MATERIAL SHOWN:
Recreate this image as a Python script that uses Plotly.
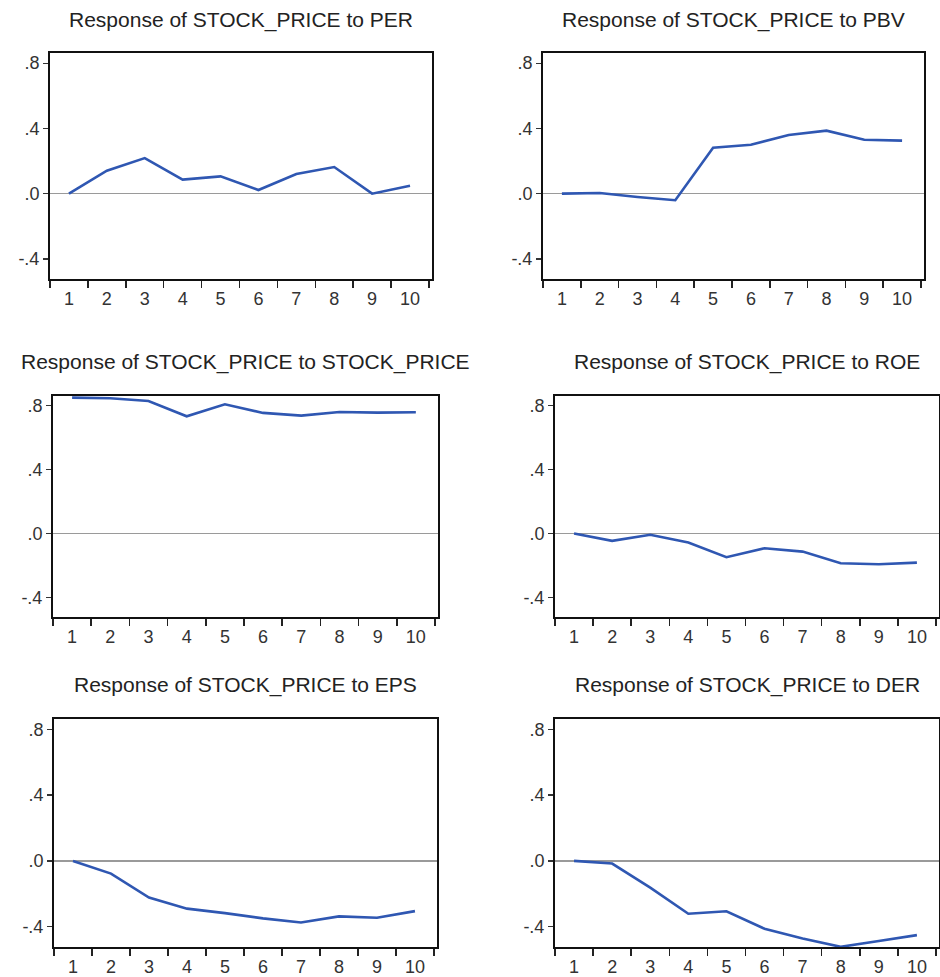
import plotly.graph_objects as go

W, H = 940, 977

periods = ["1", "2", "3", "4", "5", "6", "7", "8", "9", "10"]

titles = [
    "Response of STOCK_PRICE to PER",
    "Response of STOCK_PRICE to PBV",
    "Response of STOCK_PRICE to STOCK_PRICE",
    "Response of STOCK_PRICE to ROE",
    "Response of STOCK_PRICE to EPS",
    "Response of STOCK_PRICE to DER",
]

resp_per = [0.0, 0.141, 0.218, 0.086, 0.106, 0.022, 0.120, 0.163, 0.0, 0.049]
resp_pbv = [0.0, 0.004, -0.020, -0.040, 0.282, 0.300, 0.360, 0.386, 0.330, 0.325]
resp_stock = [0.852, 0.848, 0.831, 0.735, 0.810, 0.756, 0.739, 0.762, 0.758, 0.760]
resp_roe = [0.0, -0.046, -0.008, -0.056, -0.148, -0.092, -0.113, -0.186, -0.192, -0.182]
resp_eps = [0.0, -0.077, -0.223, -0.290, -0.317, -0.349, -0.374, -0.337, -0.345, -0.305]
resp_der = [0.0, -0.016, -0.162, -0.321, -0.306, -0.412, -0.471, -0.522, -0.486, -0.451]

series = [resp_per, resp_pbv, resp_stock, resp_roe, resp_eps, resp_der]

y_tickvals = [-0.4, 0.0, 0.4, 0.8]
y_ticktext = ["-.4", ".0", ".4", ".8"]
y_range = [-0.523, 0.862]

# pixel boxes (left, right, top, bottom)
boxes = [
    (50, 432, 53, 279),
    (543, 924, 53, 279),
    (53, 438, 396, 617),
    (555, 939, 396, 617),
    (54, 437, 719, 947),
    (555, 939, 719, 947),
]
title_y = [20, 20, 362, 362, 685, 685]

LINE_COLOR = "#2F57B2"
FONT = "Liberation Sans, Arial, sans-serif"

fig = go.Figure()
layout = dict(
    width=W, height=H,
    margin=dict(l=0, r=0, t=0, b=0),
    paper_bgcolor="white", plot_bgcolor="white",
    showlegend=False,
    font=dict(family=FONT, size=18, color="#333333"),
    annotations=[],
)

for i, (vals, (l, r, t, b)) in enumerate(zip(series, boxes)):
    n = i + 1
    xa = "x" if n == 1 else f"x{n}"
    ya = "y" if n == 1 else f"y{n}"
    fig.add_trace(go.Scatter(
        x=periods, y=vals, mode="lines", xaxis=xa, yaxis=ya,
        line=dict(color=LINE_COLOR, width=2.6),
        hoverinfo="skip",
    ))
    xkey = "xaxis" if n == 1 else f"xaxis{n}"
    ykey = "yaxis" if n == 1 else f"yaxis{n}"
    layout[xkey] = dict(
        domain=[l / W, r / W], anchor=ya, type="category",
        categoryorder="array", categoryarray=periods,
        range=[-0.5, 9.58],
        tickson="boundaries", ticks="outside", ticklen=7, tickwidth=1.5,
        tickcolor="#222222",
        showline=True, linecolor="#111111", linewidth=2, mirror=True,
        showgrid=False, zeroline=False,
        tickfont=dict(size=18, color="#333333"),
        ticklabelstandoff=2,
        fixedrange=True,
    )
    layout[ykey] = dict(
        domain=[1 - b / H, 1 - t / H], anchor=xa,
        range=y_range, tickmode="array",
        tickvals=y_tickvals, ticktext=y_ticktext,
        ticks="outside", ticklen=5, tickwidth=1.2, tickcolor="#333333",
        showline=True, linecolor="#111111", linewidth=2, mirror=True,
        showgrid=False,
        zeroline=True, zerolinecolor="#9a9a9a", zerolinewidth=1.2,
        tickfont=dict(size=18, color="#333333"),
        fixedrange=True,
    )
    layout["annotations"].append(dict(
        text=titles[i], xref="paper", yref="paper",
        x=(l + r) / 2 / W, y=1 - title_y[i] / H,
        xanchor="center", yanchor="middle", showarrow=False,
        font=dict(family=FONT, size=21, color="#222222"),
    ))

fig.update_layout(**layout)
fig.write_html(
    "out.html",
    config={"displayModeBar": False, "staticPlot": True},
    post_script="document.body.style.margin='0';document.body.style.overflow='hidden';",
)
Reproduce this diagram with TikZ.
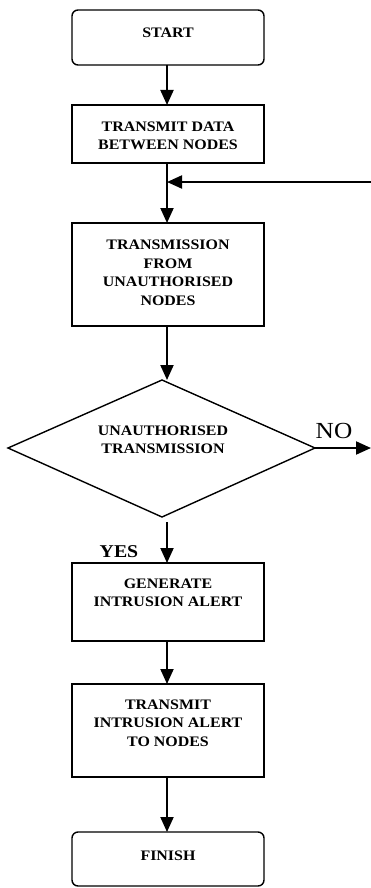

EXERCISE TASK:
All of the material above is to be copied exactly, except for its images.

SOLUTION:
Recreate this image as a Python script that uses Plotly.
import plotly.graph_objects as go

W, H = 940, 977

periods = ["1", "2", "3", "4", "5", "6", "7", "8", "9", "10"]

titles = [
    "Response of STOCK_PRICE to PER",
    "Response of STOCK_PRICE to PBV",
    "Response of STOCK_PRICE to STOCK_PRICE",
    "Response of STOCK_PRICE to ROE",
    "Response of STOCK_PRICE to EPS",
    "Response of STOCK_PRICE to DER",
]

resp_per = [0.0, 0.141, 0.218, 0.086, 0.106, 0.022, 0.120, 0.163, 0.0, 0.049]
resp_pbv = [0.0, 0.004, -0.020, -0.040, 0.282, 0.300, 0.360, 0.386, 0.330, 0.325]
resp_stock = [0.852, 0.848, 0.831, 0.735, 0.810, 0.756, 0.739, 0.762, 0.758, 0.760]
resp_roe = [0.0, -0.046, -0.008, -0.056, -0.148, -0.092, -0.113, -0.186, -0.192, -0.182]
resp_eps = [0.0, -0.077, -0.223, -0.290, -0.317, -0.349, -0.374, -0.337, -0.345, -0.305]
resp_der = [0.0, -0.016, -0.162, -0.321, -0.306, -0.412, -0.471, -0.522, -0.486, -0.451]

series = [resp_per, resp_pbv, resp_stock, resp_roe, resp_eps, resp_der]

y_tickvals = [-0.4, 0.0, 0.4, 0.8]
y_ticktext = ["-.4", ".0", ".4", ".8"]
y_range = [-0.523, 0.862]

# pixel boxes (left, right, top, bottom)
boxes = [
    (50, 432, 53, 279),
    (543, 924, 53, 279),
    (53, 438, 396, 617),
    (555, 939, 396, 617),
    (54, 437, 719, 947),
    (555, 939, 719, 947),
]
title_y = [20, 20, 362, 362, 685, 685]

LINE_COLOR = "#2F57B2"
FONT = "Liberation Sans, Arial, sans-serif"

fig = go.Figure()
layout = dict(
    width=W, height=H,
    margin=dict(l=0, r=0, t=0, b=0),
    paper_bgcolor="white", plot_bgcolor="white",
    showlegend=False,
    font=dict(family=FONT, size=18, color="#333333"),
    annotations=[],
)

for i, (vals, (l, r, t, b)) in enumerate(zip(series, boxes)):
    n = i + 1
    xa = "x" if n == 1 else f"x{n}"
    ya = "y" if n == 1 else f"y{n}"
    fig.add_trace(go.Scatter(
        x=periods, y=vals, mode="lines", xaxis=xa, yaxis=ya,
        line=dict(color=LINE_COLOR, width=2.6),
        hoverinfo="skip",
    ))
    xkey = "xaxis" if n == 1 else f"xaxis{n}"
    ykey = "yaxis" if n == 1 else f"yaxis{n}"
    layout[xkey] = dict(
        domain=[l / W, r / W], anchor=ya, type="category",
        categoryorder="array", categoryarray=periods,
        range=[-0.5, 9.58],
        tickson="boundaries", ticks="outside", ticklen=7, tickwidth=1.5,
        tickcolor="#222222",
        showline=True, linecolor="#111111", linewidth=2, mirror=True,
        showgrid=False, zeroline=False,
        tickfont=dict(size=18, color="#333333"),
        ticklabelstandoff=2,
        fixedrange=True,
    )
    layout[ykey] = dict(
        domain=[1 - b / H, 1 - t / H], anchor=xa,
        range=y_range, tickmode="array",
        tickvals=y_tickvals, ticktext=y_ticktext,
        ticks="outside", ticklen=5, tickwidth=1.2, tickcolor="#333333",
        showline=True, linecolor="#111111", linewidth=2, mirror=True,
        showgrid=False,
        zeroline=True, zerolinecolor="#9a9a9a", zerolinewidth=1.2,
        tickfont=dict(size=18, color="#333333"),
        fixedrange=True,
    )
    layout["annotations"].append(dict(
        text=titles[i], xref="paper", yref="paper",
        x=(l + r) / 2 / W, y=1 - title_y[i] / H,
        xanchor="center", yanchor="middle", showarrow=False,
        font=dict(family=FONT, size=21, color="#222222"),
    ))

fig.update_layout(**layout)
fig.write_html(
    "out.html",
    config={"displayModeBar": False, "staticPlot": True},
    post_script="document.body.style.margin='0';document.body.style.overflow='hidden';",
)
Reproduce this diagram with TikZ.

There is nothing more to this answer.